**COLLECTED MATERIAL:**
-*-

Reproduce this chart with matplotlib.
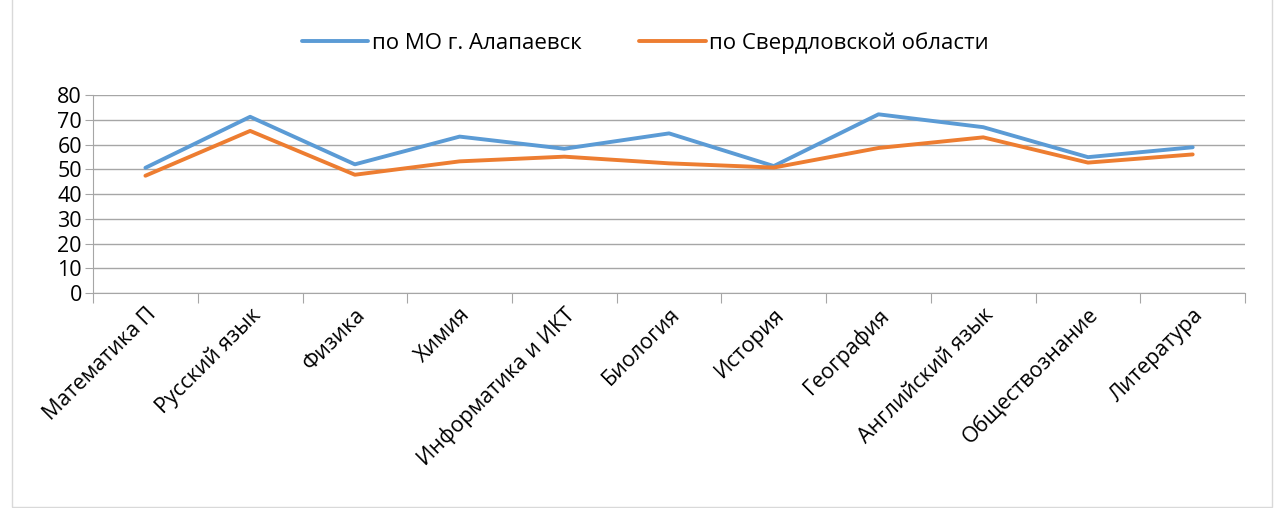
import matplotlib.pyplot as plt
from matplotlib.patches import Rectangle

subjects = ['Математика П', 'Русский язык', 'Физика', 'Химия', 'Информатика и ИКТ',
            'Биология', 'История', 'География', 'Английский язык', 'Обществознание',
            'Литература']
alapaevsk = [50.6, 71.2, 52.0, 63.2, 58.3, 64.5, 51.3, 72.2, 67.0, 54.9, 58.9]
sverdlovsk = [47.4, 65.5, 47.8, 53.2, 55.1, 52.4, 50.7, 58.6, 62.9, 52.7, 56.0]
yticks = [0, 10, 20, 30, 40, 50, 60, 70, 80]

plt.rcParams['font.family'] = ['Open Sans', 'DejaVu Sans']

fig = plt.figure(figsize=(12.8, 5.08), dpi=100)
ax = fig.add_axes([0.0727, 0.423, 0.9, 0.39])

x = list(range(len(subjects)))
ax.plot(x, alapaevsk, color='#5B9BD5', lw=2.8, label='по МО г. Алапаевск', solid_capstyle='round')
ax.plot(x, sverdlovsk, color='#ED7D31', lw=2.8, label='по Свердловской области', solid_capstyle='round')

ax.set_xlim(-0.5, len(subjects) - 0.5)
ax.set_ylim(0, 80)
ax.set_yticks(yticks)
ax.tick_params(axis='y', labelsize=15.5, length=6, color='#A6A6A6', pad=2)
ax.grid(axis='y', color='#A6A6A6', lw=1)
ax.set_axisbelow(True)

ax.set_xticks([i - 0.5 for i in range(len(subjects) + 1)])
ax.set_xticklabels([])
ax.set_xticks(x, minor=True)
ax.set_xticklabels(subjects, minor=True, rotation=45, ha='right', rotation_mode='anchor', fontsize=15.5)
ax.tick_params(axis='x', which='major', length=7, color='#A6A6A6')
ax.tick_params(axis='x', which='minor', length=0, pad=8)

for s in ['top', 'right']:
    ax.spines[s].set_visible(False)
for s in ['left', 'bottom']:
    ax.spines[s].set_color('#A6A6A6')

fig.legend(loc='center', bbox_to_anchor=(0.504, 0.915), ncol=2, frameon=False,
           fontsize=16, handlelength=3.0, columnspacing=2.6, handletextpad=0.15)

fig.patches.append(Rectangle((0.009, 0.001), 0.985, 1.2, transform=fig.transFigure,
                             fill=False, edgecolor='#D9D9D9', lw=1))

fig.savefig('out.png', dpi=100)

-*-

**GOAL:** Write out the material above again, word for word, minus its pictures.

**REPLY TO THE TASK:**
Reproduce this chart with matplotlib.
import matplotlib.pyplot as plt
from matplotlib.patches import Rectangle

subjects = ['Математика П', 'Русский язык', 'Физика', 'Химия', 'Информатика и ИКТ',
            'Биология', 'История', 'География', 'Английский язык', 'Обществознание',
            'Литература']
alapaevsk = [50.6, 71.2, 52.0, 63.2, 58.3, 64.5, 51.3, 72.2, 67.0, 54.9, 58.9]
sverdlovsk = [47.4, 65.5, 47.8, 53.2, 55.1, 52.4, 50.7, 58.6, 62.9, 52.7, 56.0]
yticks = [0, 10, 20, 30, 40, 50, 60, 70, 80]

plt.rcParams['font.family'] = ['Open Sans', 'DejaVu Sans']

fig = plt.figure(figsize=(12.8, 5.08), dpi=100)
ax = fig.add_axes([0.0727, 0.423, 0.9, 0.39])

x = list(range(len(subjects)))
ax.plot(x, alapaevsk, color='#5B9BD5', lw=2.8, label='по МО г. Алапаевск', solid_capstyle='round')
ax.plot(x, sverdlovsk, color='#ED7D31', lw=2.8, label='по Свердловской области', solid_capstyle='round')

ax.set_xlim(-0.5, len(subjects) - 0.5)
ax.set_ylim(0, 80)
ax.set_yticks(yticks)
ax.tick_params(axis='y', labelsize=15.5, length=6, color='#A6A6A6', pad=2)
ax.grid(axis='y', color='#A6A6A6', lw=1)
ax.set_axisbelow(True)

ax.set_xticks([i - 0.5 for i in range(len(subjects) + 1)])
ax.set_xticklabels([])
ax.set_xticks(x, minor=True)
ax.set_xticklabels(subjects, minor=True, rotation=45, ha='right', rotation_mode='anchor', fontsize=15.5)
ax.tick_params(axis='x', which='major', length=7, color='#A6A6A6')
ax.tick_params(axis='x', which='minor', length=0, pad=8)

for s in ['top', 'right']:
    ax.spines[s].set_visible(False)
for s in ['left', 'bottom']:
    ax.spines[s].set_color('#A6A6A6')

fig.legend(loc='center', bbox_to_anchor=(0.504, 0.915), ncol=2, frameon=False,
           fontsize=16, handlelength=3.0, columnspacing=2.6, handletextpad=0.15)

fig.patches.append(Rectangle((0.009, 0.001), 0.985, 1.2, transform=fig.transFigure,
                             fill=False, edgecolor='#D9D9D9', lw=1))

fig.savefig('out.png', dpi=100)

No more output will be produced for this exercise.